Building Data Pipelines on Apache NiFi with Python

Abstract

In today's big data world, the data you need to analyze comes from diverse sources in a variety of different formats. Combining all that data and reconciling it is incredibly difficult. Based on your need, adopting a proper and manageable ETL tool can make data integration easier.

An open source project, Apache NiFi, is a tool to built to automate and manage the flow of data between systems. You can use NiFi to build streaming data pipelines between different data-related systems, including Apache Kafka and Apache Spark, various RDBS, and so much more!

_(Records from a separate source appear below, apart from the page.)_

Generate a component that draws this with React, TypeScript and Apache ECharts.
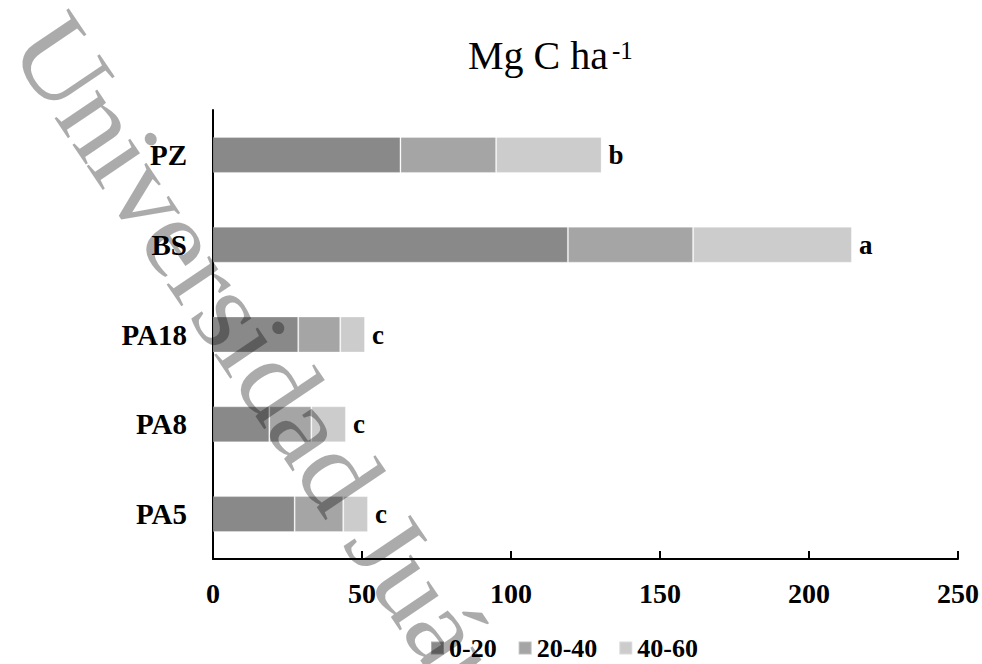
import React, { useEffect, useRef } from "react";
import * as echarts from "echarts";

const categories = ["PA5", "PA8", "PA18", "BS", "PZ"];
const seriesNames = ["0-20", "20-40", "40-60"];
const values0to20 = [27.4, 18.9, 28.6, 119.1, 62.9];
const values20to40 = [16.3, 14.1, 14.1, 42.0, 32.1];
const values40to60 = [8.3, 11.6, 8.3, 53.3, 35.4];
const letters = ["c", "c", "c", "a", "b"];
const xMin = 0;
const xMax = 250;
const xInterval = 50;
const titleMain = "Mg C ha";
const titleSup = "-1";
const watermarkText = "Universidad Juárez";

const SERIF = '"Liberation Serif", "Times New Roman", serif';
const colors = ["#898989", "#a5a5a5", "#cccccc"];

export default function App() {
  const ref = useRef<HTMLDivElement>(null);

  useEffect(() => {
    if (!ref.current) return;
    const chart = echarts.init(ref.current, null, { renderer: "svg" });

    // watermark layout (decoration)
    const wmFont = 112;
    const wmSpacing = 2;
    const ang = (56 * Math.PI) / 180;
    const dx = Math.cos(ang);
    const dy = Math.sin(ang);
    const sx = 38;
    const sy = 26;
    const canvas = document.createElement("canvas");
    const ctx = canvas.getContext("2d");
    const wmElems: any[] = [];
    if (ctx) ctx.font = `${wmFont}px "Liberation Serif"`;
    for (let i = 0; i < watermarkText.length; i++) {
      const ch = watermarkText[i];
      if (ch === " ") continue;
      const adv = (ctx ? ctx.measureText(watermarkText.slice(0, i)).width : i * wmFont * 0.45) + i * wmSpacing;
      wmElems.push({
        type: "text",
        x: sx + dx * adv,
        y: sy + dy * adv,
        rotation: -ang,
        scaleX: 1.08,
        z: 100,
        silent: true,
        style: {
          text: ch,
          font: `${wmFont}px ${SERIF}`,
          fill: "rgba(0,0,0,0.33)",
          textAlign: "left",
          textVerticalAlign: "middle",
        },
      });
    }

    const barCommon = {
      type: "bar",
      stack: "total",
      barWidth: 36,
    };

    const option: any = {
      animation: false,
      backgroundColor: "#ffffff",
      grid: { left: 213, right: 24, top: 110, bottom: 105, containLabel: false },
      legend: {
        data: seriesNames,
        left: 425,
        top: 630,
        itemWidth: 13,
        itemHeight: 13,
        itemGap: 21,
        icon: "rect",
        textStyle: { fontFamily: SERIF, fontWeight: "bold", fontSize: 26, color: "#000" },
      },
      xAxis: {
        type: "value",
        min: xMin,
        max: xMax,
        interval: xInterval,
        axisLine: { show: true, lineStyle: { color: "#000", width: 2 } },
        axisTick: { show: true, inside: true, length: 8, lineStyle: { color: "#000", width: 2 } },
        axisLabel: { fontFamily: SERIF, fontWeight: "bold", fontSize: 28, color: "#000", margin: 20 },
        splitLine: { show: false },
      },
      yAxis: {
        type: "category",
        data: categories,
        axisLine: { show: true, lineStyle: { color: "#000", width: 2 } },
        axisTick: { show: false },
        axisLabel: { fontFamily: SERIF, fontWeight: "bold", fontSize: 29, color: "#000", margin: 26 },
      },
      series: [
        {
          ...barCommon,
          name: seriesNames[0],
          data: values0to20,
          itemStyle: { color: colors[0], borderColor: "rgba(255,255,255,0.3)", borderWidth: 1 },
        },
        {
          ...barCommon,
          name: seriesNames[1],
          data: values20to40,
          itemStyle: { color: colors[1], borderColor: "rgba(255,255,255,0.3)", borderWidth: 1 },
        },
        {
          ...barCommon,
          name: seriesNames[2],
          data: values40to60,
          itemStyle: { color: colors[2], borderColor: "rgba(255,255,255,0.3)", borderWidth: 1 },
          label: {
            show: true,
            position: "right",
            distance: 7,
            formatter: (p: any) => letters[p.dataIndex],
            fontFamily: SERIF,
            fontWeight: "bold",
            fontSize: 27,
            color: "#000",
          },
        },
      ],
      graphic: [
        {
          type: "text",
          x: 468,
          y: 55,
          style: {
            text: titleMain,
            font: `40px ${SERIF}`,
            fill: "#000",
            textAlign: "left",
            textVerticalAlign: "middle",
          },
        },
        {
          type: "text",
          x: 612,
          y: 50,
          style: {
            text: titleSup,
            font: `25px ${SERIF}`,
            fill: "#000",
            textAlign: "left",
            textVerticalAlign: "middle",
          },
        },
        ...wmElems,
      ],
    };

    chart.setOption(option);
    return () => chart.dispose();
  }, []);

  return <div ref={ref} style={{ width: 982, height: 664, position: "absolute", left: 0, top: 0 }} />;
}
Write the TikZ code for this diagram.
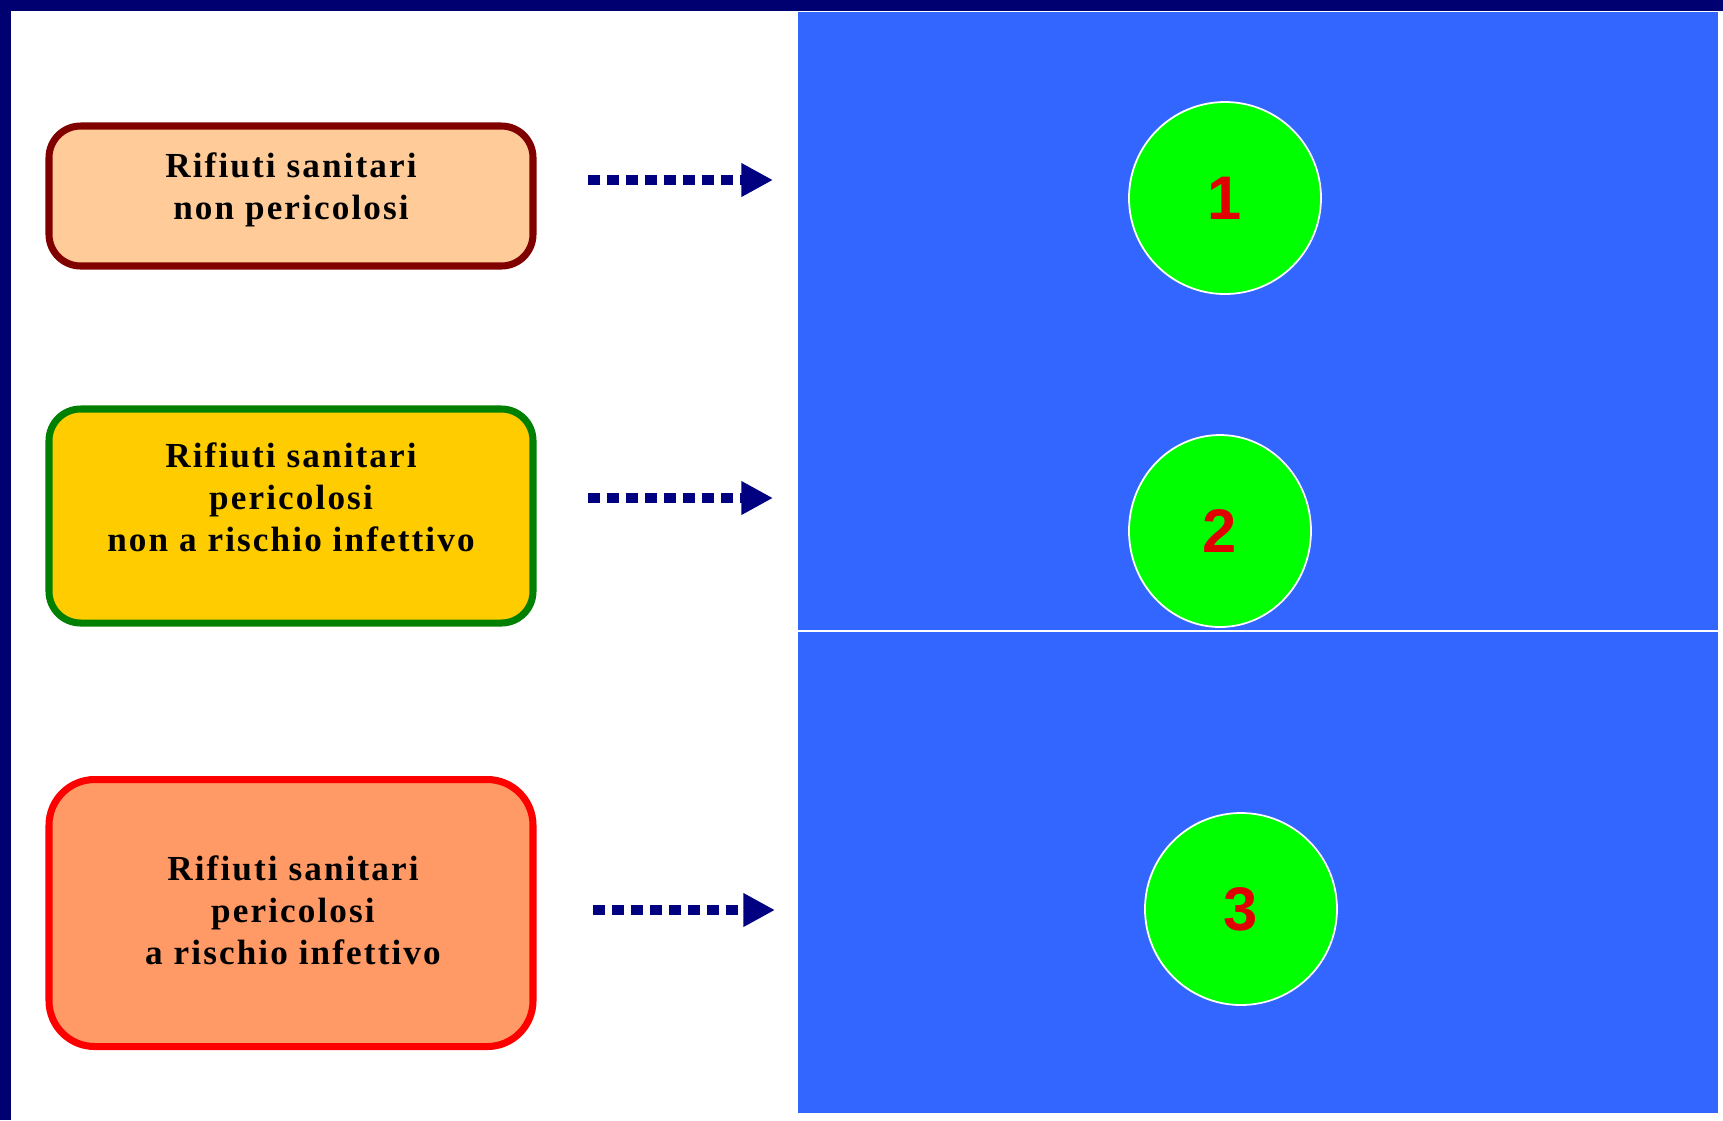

In this talk, I will start with introducing a concept of ETL and Apache NiFi, what it can solve, and how to use Python to enable NiFi's ability. Then, a sample demo will help you to understand how to build a streaming data pipeline with NiFi.

Description

本演講將會透過"Apache NiFi" 這個開源工具,來介紹如何搭建一個streaming data pipline。 本演講著重重點有三個方向: 1. What is ETL 2. What is Apache NiFi 3. How do Apache NiFi and python work together 內容會從ETL的概念開始引導聽眾,進而介紹NiFi的基礎概念和如何利用NiFi建立data pipeline。後半段將加強說明如何透過Python 加強NiFi的資料處理功能。 將介紹的"Apache NiFi"專案: https://nifi.apache.org/ 特徵 - Web-based user interface - 可以自己開發extension - Highly configurable One of demo examples [Hello World! NiFi](https://medium.com/@suci/hello-world-nifi-dcafcba0fdb0) Materials and sample code * [Python Script Examples in NiFi](https://github.com/sucitw/python-script-in-NiFi)

Slides

https://speakerdeck.com/sucitw/building-data-pipelines-on-apache-nifi-with-python

Speaker

Shuhsi Lin

A data engineer and python programmer. Currently working on various data applications in a manufacturing company.

Research interests: IoT applications, data streaming processing, data analysis and data visualization.